Banks and homeowners alike need to take a more realistic view about how to stem the tide of foreclosures overtaking the housing market and the economy, the head of a government watchdog panel told CNBC.
The more than $700 billion the government allocated toward dealing with foreclosures has only made a minor dent in the problem, said Elizabeth Warren, chairwoman of the Congressional Oversight Panel for the Troubled Asset Relief Program.
That's because those on both sides of the equation are not taking a proactive enough approach, she said.
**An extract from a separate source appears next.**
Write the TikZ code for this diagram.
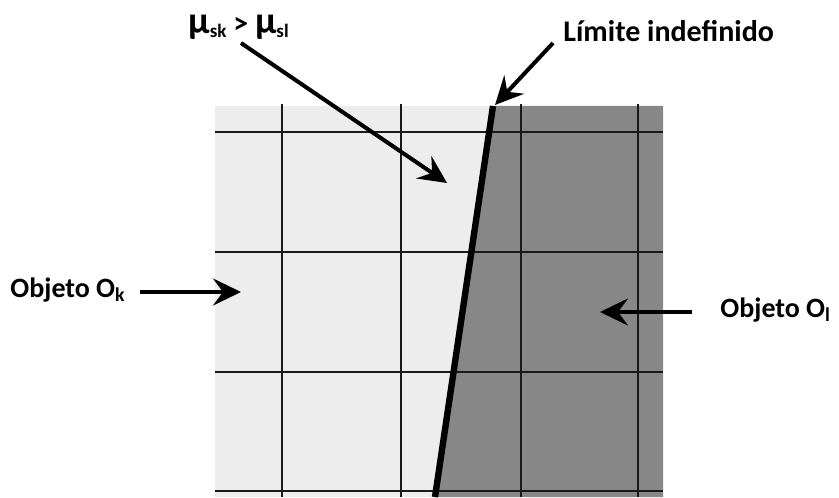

"We have to sober up on this and say, 'Look, it's time to get realistic,'" Warren said. "It's time for the banks to get realistic about the value of the second mortgages, it's time to be realistic about doing some principal writedowns."
But the onus is not entirely on banks. Homeowners with distressed mortgages also may need a reality check.
- Click here for the full video of Warren's interview >>>
"Some of you should stay in your homes...and some of you don't belong in those homes and you've got to be moved out," Warren said. "And frankly, those houses need to get back onto the market and get into the hands of people who can afford them."
"In other words, acknowledge the problem, deal with it, write off the losses and start rebuilding an economy on solid ground."
Warren projected that as many as 1.9 million homeowners will lose their houses this year, up a notch from the 1.7 million in 2009. Some 200,000 families a month are being added to the foreclosure rolls.
She called the situation a "negative spiral" in which foreclosures are driving down property values which in turn creates more foreclosures.
"We have a problem," she said. "It is continuing to grow."